As someone who writes a lot, I’m certainly biased in this view. Writers are important for the advancement of God’s Kingdom and in the enjoyment of the world of baseball. Though it is true that “there’s nothing new under the sun,” I recently had a friend tell me that writers are important because they give people a new window through which to look into eternal truths. He’s a writer, too. :)

I’ve read a lot of books about baseball, and am going to read some works by Roger Angell, the famous baseball writer, this summer. He’s widely regarding as one of the greatest baseball writers in history and I’ve yet to encounter his work. Even someone as well-read as I’d like to consider myself to be can miss some good ones from time to time!

Baseball writing aside, where would we be without the writings of David?
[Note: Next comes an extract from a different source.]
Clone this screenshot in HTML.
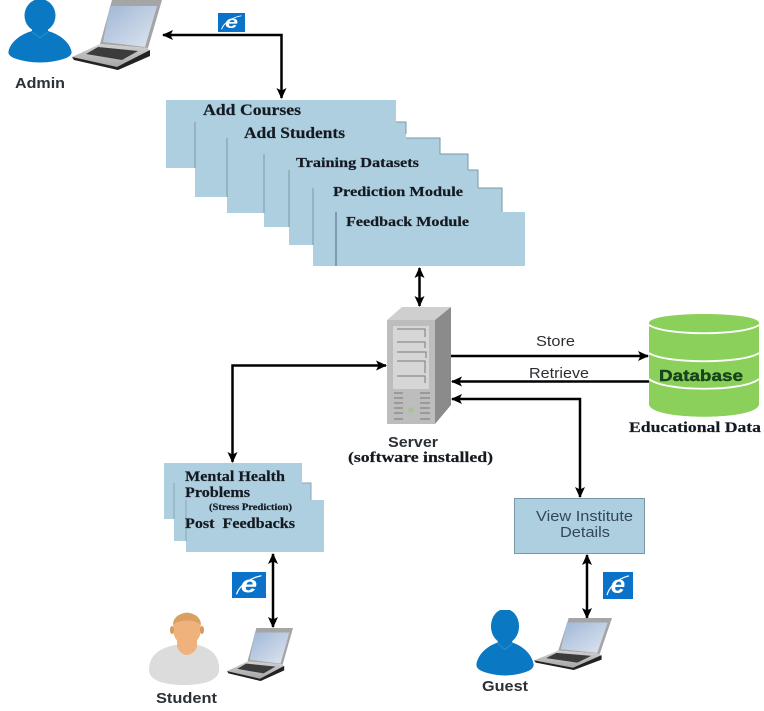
<!DOCTYPE html>
<html><head><meta charset="utf-8">
<style>
html,body{margin:0;padding:0;background:#fff}
svg{display:block;filter:blur(.35px)}
.s{font-family:"Liberation Serif",serif;font-weight:bold;fill:#151a22;stroke:#151a22;stroke-width:.2}
.a{font-family:"Liberation Sans",sans-serif;fill:#2b2f33}
.b{font-family:"Liberation Sans",sans-serif;font-weight:bold;fill:#2c3136}
</style></head><body>
<svg width="764" height="711" viewBox="0 0 764 711" xmlns="http://www.w3.org/2000/svg">
<defs>
<marker id="ah" markerUnits="userSpaceOnUse" markerWidth="12" markerHeight="12" refX="10" refY="6" orient="auto-start-reverse"><path d="M0 1L11 6L0 11L2.500 6Z" fill="#000"/></marker>
<linearGradient id="scr" x1="0" y1="0" x2="1" y2="1"><stop offset="0" stop-color="#9fb6d6"/><stop offset="1" stop-color="#dfe6f0"/></linearGradient>
<linearGradient id="lap" x1="0" y1="0" x2="0" y2="1"><stop offset="0" stop-color="#d0d0d0"/><stop offset="1" stop-color="#a0a0a0"/></linearGradient>
<symbol id="laptop" viewBox="0 0 90 70" preserveAspectRatio="none">
<path d="M40 0L90 0L76 48L28 44Z" fill="#a5a5a5"/>
<path d="M38 6L85 6L73 47L31 42Z" fill="url(#scr)"/>
<path d="M28 44L76 48L78 53L45 70L0 57Z" fill="url(#lap)"/>
<path d="M26 47L66 51L50 60L14 54Z" fill="#3b3b3b"/>
<path d="M0 57L45 67L78 50L78 56L46 70L2 60Z" fill="#222"/>
</symbol>
<symbol id="person" viewBox="0 0 64 66" preserveAspectRatio="none">
<ellipse cx="32" cy="16" rx="15.500" ry="17" fill="#0a78c2"/>
<path d="M24 27H40V32C50 35 61 42 63.500 53C64 56 62 58 58 60C42 66 22 66 6 60C2 58 0 56 .5 53C3 42 14 35 24 32Z" fill="#0a78c2"/>
<path d="M24 33L32 39L40 33" fill="none" stroke="#2d8fd0" stroke-width="1"/>
</symbol>
<symbol id="ie" viewBox="0 0 30 28" preserveAspectRatio="none">
<rect width="30" height="28" fill="#0a72c8"/>
<text x="15" y="22" text-anchor="middle" font-family="Liberation Sans" font-weight="bold" font-style="italic" font-size="26" fill="#fff">e</text>
<path d="M4 24C6 16 14 7 26 4" fill="none" stroke="#fff" stroke-width="1.200"/>
</symbol>
</defs>

<!-- Admin -->
<use href="#person" x="8" y="0" width="64" height="64"/>
<use href="#laptop" x="72" y="0" width="90" height="70"/>
<text x="15" y="88" class="b" font-size="15" textLength="50" lengthAdjust="spacingAndGlyphs">Admin</text>
<use href="#ie" x="218" y="13" width="27" height="19"/>
<path d="M163 35H281.500V98" fill="none" stroke="#000" stroke-width="2.500" marker-start="url(#ah)" marker-end="url(#ah)"/>

<!-- Stack of module pages -->
<g fill="#aecfdf">
<rect x="166" y="100" width="230" height="68"/>
<rect x="195" y="122" width="211" height="75"/>
<rect x="227" y="138" width="213" height="75"/>
<rect x="264" y="154" width="204" height="73"/>
<rect x="289" y="170" width="189" height="75"/>
<rect x="313" y="188" width="189" height="78"/>
<rect x="336" y="212" width="189" height="54"/>
</g>
<g fill="none" stroke="#7a97a7" stroke-width="1">
<path d="M195 168V122"/><path d="M396 122H406V134"/>
<path d="M227 197V138"/><path d="M406 138H440V154"/>
<path d="M264 213V154"/><path d="M440 154H468V170"/>
<path d="M289 227V170"/><path d="M468 170H478V188"/>
<path d="M313 245V188"/><path d="M478 188H502V212"/>
<path d="M336 266V212" stroke="#4f6b7a"/>
</g>
<text x="203" y="115" class="s" font-size="15.500" textLength="98" lengthAdjust="spacingAndGlyphs">Add Courses</text>
<text x="244" y="138" class="s" font-size="15.500" textLength="101" lengthAdjust="spacingAndGlyphs">Add Students</text>
<text x="296" y="167" class="s" font-size="14" textLength="123" lengthAdjust="spacingAndGlyphs">Training Datasets</text>
<text x="333" y="196" class="s" font-size="14" textLength="130" lengthAdjust="spacingAndGlyphs">Prediction Module</text>
<text x="346" y="226" class="s" font-size="14" textLength="123" lengthAdjust="spacingAndGlyphs">Feedback Module</text>
<path d="M419.500 268V306" fill="none" stroke="#000" stroke-width="2.500" marker-start="url(#ah)" marker-end="url(#ah)"/>

<!-- Server -->
<path d="M387 320L402 307H451L435 320Z" fill="#cfcfcf"/>
<path d="M435 320L451 307V405L435 424Z" fill="#8b8b8b"/>
<rect x="387" y="320" width="48" height="104" fill="#bdbdbd"/>
<rect x="393" y="326" width="36" height="63" fill="#d6d6d6"/>
<g fill="none" stroke="#7a7a7a" stroke-width="1">
<path d="M397 329H425V337M397 342H425V348M397 352H426V358M397 361H425V373M397 376H425V383"/>
</g>
<g stroke="#777" stroke-width="1"><path d="M394 393H403M420 393H430M394 398H403M420 398H430M394 403H403M420 403H430M394 408H403M420 408H430M394 413H403M420 413H430M394 419H403M420 419H430"/></g>
<circle cx="411" cy="410" r="3" fill="#a9c29a"/>
<text x="388" y="447" class="b" font-size="14.500" textLength="50" lengthAdjust="spacingAndGlyphs">Server</text>
<text x="348" y="462" class="s" font-size="15" textLength="145" lengthAdjust="spacingAndGlyphs">(software installed)</text>

<!-- Database -->
<path d="M649 323C649 311 759 311 759 323V404C759 421 649 421 649 404Z" fill="#8cd05c"/>
<path d="M649 325C665 336 743 336 759 325M649 353C665 364 743 364 759 353M649 379C665 392 743 392 759 379" fill="none" stroke="#fff" stroke-width="1.800"/>
<text x="659" y="381" class="b" font-size="15.500" textLength="84" lengthAdjust="spacingAndGlyphs" style="fill:#17451c;font-weight:bold;stroke:#17451c;stroke-width:.4">Database</text>
<text x="629" y="432" class="s" font-size="15" textLength="132" lengthAdjust="spacingAndGlyphs">Educational Data</text>

<path d="M451 356H648" fill="none" stroke="#000" stroke-width="2.500" marker-end="url(#ah)"/>
<path d="M649 381.500H452" fill="none" stroke="#000" stroke-width="2.500" marker-end="url(#ah)"/>
<text x="536" y="346" class="a" font-size="14.500" textLength="39" lengthAdjust="spacingAndGlyphs">Store</text>
<text x="529" y="378" class="a" font-size="14.500" textLength="60" lengthAdjust="spacingAndGlyphs">Retrieve</text>
<path d="M452 399H580V497" fill="none" stroke="#000" stroke-width="2.500" marker-start="url(#ah)" marker-end="url(#ah)"/>
<path d="M232.500 462V365.500H386" fill="none" stroke="#000" stroke-width="2.500" marker-start="url(#ah)" marker-end="url(#ah)"/>

<!-- Student pages -->
<g fill="#aecfdf">
<rect x="164" y="463" width="138" height="56"/>
<rect x="174" y="483" width="137" height="58"/>
<rect x="186" y="500" width="138" height="52"/>
</g>
<path d="M174 519V483M302 483H311V500M186 541V500" fill="none" stroke="#8aa7b6" stroke-width="1"/>
<text x="185" y="481" class="s" font-size="14.500" textLength="100" lengthAdjust="spacingAndGlyphs">Mental Health</text>
<text x="185" y="497" class="s" font-size="14.500" textLength="65" lengthAdjust="spacingAndGlyphs">Problems</text>
<text x="209" y="510" class="s" font-size="9.500" textLength="83" lengthAdjust="spacingAndGlyphs">(Stress Prediction)</text>
<text x="185" y="528" class="s" font-size="14.500" textLength="110" lengthAdjust="spacingAndGlyphs" xml:space="preserve">Post  Feedbacks</text>
<use href="#ie" x="232" y="572" width="34" height="26"/>
<path d="M273 554V627" fill="none" stroke="#000" stroke-width="2.500" marker-start="url(#ah)" marker-end="url(#ah)"/>
<!-- Student -->
<path d="M149 670C149 655 160 648 175 645H198C210 648 220 655 219 670C219 680 205 685 184 685C163 685 149 680 149 670Z" fill="#dcdcdc"/>
<path d="M177 640H197V646C196 652 190 655 187 655C184 655 178 652 177 646Z" fill="#efb27c"/>
<ellipse cx="187" cy="629" rx="14" ry="16.500" fill="#efb27c"/>
<ellipse cx="172" cy="630" rx="2" ry="4" fill="#d59a63"/><ellipse cx="202" cy="630" rx="2" ry="4" fill="#d59a63"/>
<path d="M173 625C173 609 201 609 201 625C195 619 179 619 173 625Z" fill="#d9a062"/>
<use href="#laptop" x="227" y="628" width="66" height="53"/>
<text x="156" y="703" class="b" font-size="15" textLength="61" lengthAdjust="spacingAndGlyphs">Student</text>

<!-- Guest -->
<rect x="514.500" y="498.500" width="130" height="55" fill="#aecfdf" stroke="#7c97a6"/>
<text x="536" y="521" class="a" font-size="15" textLength="97" lengthAdjust="spacingAndGlyphs" style="fill:#33475a">View Institute</text>
<text x="560" y="537" class="a" font-size="15" textLength="50" lengthAdjust="spacingAndGlyphs" style="fill:#33475a">Details</text>
<path d="M587 555V618" fill="none" stroke="#000" stroke-width="2.500" marker-start="url(#ah)" marker-end="url(#ah)"/>
<use href="#ie" x="603" y="572" width="30" height="27"/>
<use href="#person" x="476" y="610" width="58" height="67"/>
<use href="#laptop" x="534" y="618" width="78" height="52"/>
<text x="482" y="691" class="b" font-size="15" textLength="46" lengthAdjust="spacingAndGlyphs">Guest</text>
</svg>
</body></html>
We get the story of his rise and fall in 1 & 2 Samuel, but we get to understand what he was feeling through the Psalms. David’s life is certainly interesting, but what an incredible gift it is to be able to read how he processed times of triumph and trial through the scriptures. David’s poetic memoirs provide us with a constant reminder of God’s grace, God’s promises, and instills the hope of a future king in us.

To all of the writers out there, continue telling your stories and honing your craft. To those of you thinking about writing (which I tend to believe is everyone else), get started. Your story and your testimony is important to the world you influence. Be the David in your family and community, and join the fellowship of writers around you!